Özil: Ich bin nie ein Typ gewesen, der im Mittelpunkt stehen wollte. Natürlich werde ich heute vielerorts erkannt, aber ich wollte schon immer meinen engsten Kreis um mich herum haben. In der Schule war es genau so. Ich bin einfach zur Schule gegangen, habe dort mein Bestes gegeben. Aber im Hinterkopf hatte ich immer Fußball, das war mein Leben, meine Liebe. Auf dem Platz will ich immer erfolgreich sein, alles perfekt machen. Dadurch blühe ich auf und mein Charakter verändert sich. Ich liebe es einfach, zu kicken.

Sie schreiben in Ihrem Buch "Die Magie des Spiels", dass es für Sie als bekannte Persönlichkeit nie einfach war, wahre Freunde von falschen Freunden zu unterscheiden. Wie lernt man den Menschen Mesut Özil kennen?

Özil: Ich bin mit 16 Jahren Profi geworden. Da kommen viele Menschen, die auf "bester Freund" machen, die vorgaukeln, nur das Beste für dich zu wollen. Bei mir ist jeder herzlich willkommen, ich bin nicht übervorsichtig. Aber natürlich schart man mit den Jahren nur noch seine engsten Vertrauten um sich herum, denen man zu tausend Prozent vertraut. Die sehen dann auch manchmal Dinge, die ich vielleicht nicht sehe. Ich bin zufrieden, dass es so ist, dass ich meine Freunde habe, mit denen ich aufgewachsen bin, meine Familie. Die mich unterstützen, egal ob ich ein erfolgreicher Fußballer bin oder nicht. Die mich lieben, weil ich Mesut bin. Darauf bin ich sehr stolz. Viele andere Fußballer haben sehr wenige echte Freunde.

Was machen Sie, wenn Sie nicht Fußball spielen?

Özil: Ich verbringe eigentlich sehr gerne Zeit zuhause, mit meinem Hund, meinem Cousin. Meine Freunde und Familie kommen oft für längere Zeit zu Besuch. Dann gehen wir gemütlich essen oder ins Kino. Und wenn ich mal ein paar Tage frei habe, fliege ich oft irgendwohin, am liebsten in die Sonne. Aber ansonsten bin ich meistens zuhause.

Sie haben einmal ein Video gepostet, in dem die Fans in Tokio Ihren Namen singen. Wie fühlt es sich an, wenn tausende Leute das jede Woche im Stadion tun?
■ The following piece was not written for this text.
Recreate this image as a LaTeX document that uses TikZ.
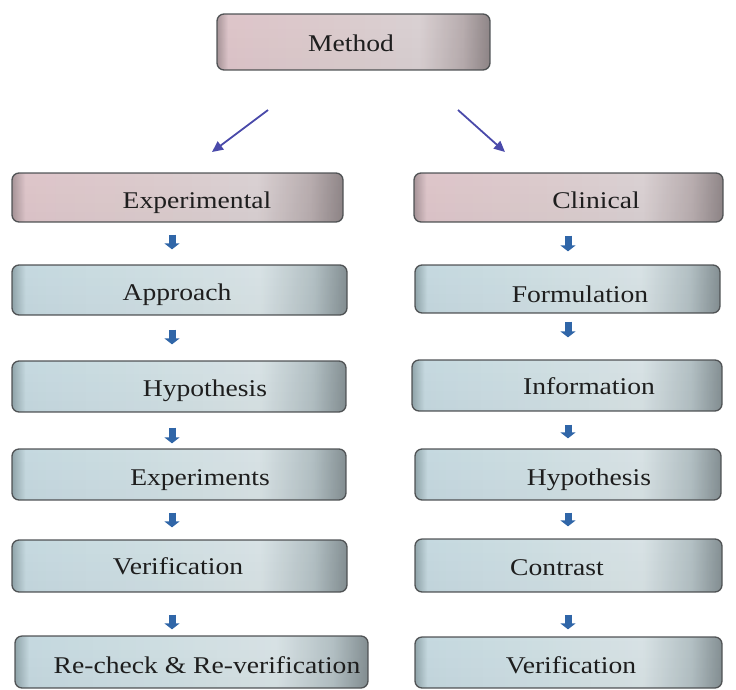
\documentclass[tikz,border=0pt]{standalone}
\usepackage{fontspec}
\usetikzlibrary{arrows.meta,fadings}
\newfontfamily\boxfont[FakeStretch=1.15]{Liberation Serif}

\definecolor{boxedge}{HTML}{55585A}
\definecolor{txt}{HTML}{1E1E1E}
\definecolor{diagblue}{HTML}{4A4AAA}
\definecolor{blockblue}{HTML}{3066A8}
% pink header boxes
\definecolor{pk0}{HTML}{B4A0A4}
\definecolor{pk1}{HTML}{EED4D9}
\definecolor{pk2}{HTML}{ECDADC}
\definecolor{pk3}{HTML}{EAE0E2}
\definecolor{pk4}{HTML}{C6BABC}
\definecolor{pk5}{HTML}{9A9092}
% pale blue step boxes
\definecolor{bl0}{HTML}{9CB2B8}
\definecolor{bl1}{HTML}{D4E9F0}
\definecolor{bl2}{HTML}{DDEEF3}
\definecolor{bl3}{HTML}{E8F3F6}
\definecolor{bl4}{HTML}{C0CED2}
\definecolor{bl5}{HTML}{8E9A9E}

\pgfdeclarehorizontalshading{pinkshade}{100bp}{color(0bp)=(pk0); color(25bp)=(pk0); color(27bp)=(pk1); color(45bp)=(pk2); color(62bp)=(pk3); color(70bp)=(pk4); color(75bp)=(pk5); color(100bp)=(pk5)}
\pgfdeclarehorizontalshading{blueshade}{100bp}{color(0bp)=(bl0); color(25bp)=(bl0); color(27bp)=(bl1); color(45bp)=(bl2); color(62bp)=(bl3); color(70bp)=(bl4); color(75bp)=(bl5); color(100bp)=(bl5)}
\tikzfading[name=edgedark, top color=transparent!55, middle color=transparent!100, bottom color=transparent!40]

\tikzset{
  basebox/.style={rounded corners=7pt, draw=boxedge, line width=1.3pt, inner sep=0pt,
    postaction={fill=black, fill opacity=0.15, path fading=edgedark}},
  pinkbox/.style={basebox, shading=pinkshade},
  bluebox/.style={basebox, shading=blueshade},
  lbl/.style={anchor=base, inner sep=0pt, text=txt, font=\boxfont\fontsize{24}{28}\selectfont},
  diag/.style={draw=diagblue, line width=1.8pt, -{Triangle[length=11pt,width=10pt]}},
  blk/.style={draw=blockblue, line width=7pt, -{Triangle[length=6pt,width=15pt]}}
}

\begin{document}
\begin{tikzpicture}[x=1pt,y=-1pt]
\useasboundingbox (0,0) rectangle (736,689);

% top box
\node[pinkbox, minimum width=273pt, minimum height=56pt] (method) at (353.5,42) {};
\node[lbl] (methodT) at (351,51) {Method};

% left column
\node[pinkbox, minimum width=331pt, minimum height=49pt] (exp) at (177.5,197.5) {};
\node[bluebox, minimum width=335pt, minimum height=50pt] (app) at (179.5,290) {};
\node[bluebox, minimum width=334pt, minimum height=51pt] (hypL) at (179,386.5) {};
\node[bluebox, minimum width=334pt, minimum height=51pt] (expts) at (179,474.5) {};
\node[bluebox, minimum width=335pt, minimum height=52pt] (verL) at (179.5,566) {};
\node[bluebox, minimum width=353pt, minimum height=52pt] (rechk) at (191.5,662) {};

\node[lbl] (expT) at (197,208) {Experimental};
\node[lbl] (appT) at (177,300) {Approach};
\node[lbl] (hypLT) at (205,396) {Hypothesis};
\node[lbl] (exptsT) at (200,485) {Experiments};
\node[lbl] (verLT) at (178,574) {Verification};
\node[lbl] (rechkT) at (207,673) {Re-check \& Re-verification};

% right column
\node[pinkbox, minimum width=309pt, minimum height=49pt] (clin) at (568.5,197.5) {};
\node[bluebox, minimum width=305pt, minimum height=48pt] (form) at (567.5,289) {};
\node[bluebox, minimum width=310pt, minimum height=51pt] (info) at (567,385.5) {};
\node[bluebox, minimum width=306pt, minimum height=51pt] (hypR) at (568,474.5) {};
\node[bluebox, minimum width=307pt, minimum height=53pt] (contr) at (568.5,565.5) {};
\node[bluebox, minimum width=307pt, minimum height=51pt] (verR) at (568.5,662.5) {};

\node[lbl] (clinT) at (596,208) {Clinical};
\node[lbl] (formT) at (580,302) {Formulation};
\node[lbl] (infoT) at (589,394) {Information};
\node[lbl] (hypRT) at (589,485) {Hypothesis};
\node[lbl] (contrT) at (557,575) {Contrast};
\node[lbl] (verRT) at (571,673) {Verification};

% branching arrows under the top box
\coordinate (mL) at (268,110);
\coordinate (eL) at (212,152);
\coordinate (mR) at (458,110);
\coordinate (eR) at (505,152);
\draw[diag] (mL) -- (eL);
\draw[diag] (mR) -- (eR);

% step arrows, left column (all on one vertical line)
\coordinate (colL) at (172,0);
\draw[blk, shorten <=12pt, shorten >=15pt] (colL |- exp.south) -- (colL |- app.north);
\draw[blk, shorten <=14pt, shorten >=16pt] (colL |- app.south) -- (colL |- hypL.north);
\draw[blk, shorten <=15pt, shorten >=5pt] (colL |- hypL.south) -- (colL |- expts.north);
\draw[blk, shorten <=12pt, shorten >=12pt] (colL |- expts.south) -- (colL |- verL.north);
\draw[blk, shorten <=22pt, shorten >=6pt] (colL |- verL.south) -- (colL |- rechk.north);

% step arrows, right column
\coordinate (colR) at (568,0);
\draw[blk, shorten <=13pt, shorten >=13pt] (colR |- clin.south) -- (colR |- form.north);
\draw[blk, shorten <=8pt, shorten >=22pt] (colR |- form.south) -- (colR |- info.north);
\draw[blk, shorten <=13pt, shorten >=10pt] (colR |- info.south) -- (colR |- hypR.north);
\draw[blk, shorten <=12pt, shorten >=12pt] (colR |- hypR.south) -- (colR |- contr.north);
\draw[blk, shorten <=22pt, shorten >=7pt] (colR |- contr.south) -- (colR |- verR.north);
\end{tikzpicture}
\end{document}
Özil: Ich habe für viele Vereine gespielt, aber einen eigenen Song wie dort in Tokio, das gab es noch nie in meiner Karriere. Als ich es zum ersten Mal gehört habe, habe ich Gänsehaut bekommen und tue das immer noch. Man ist einfach dankbar, dass die Fans einen so großartig unterstützen.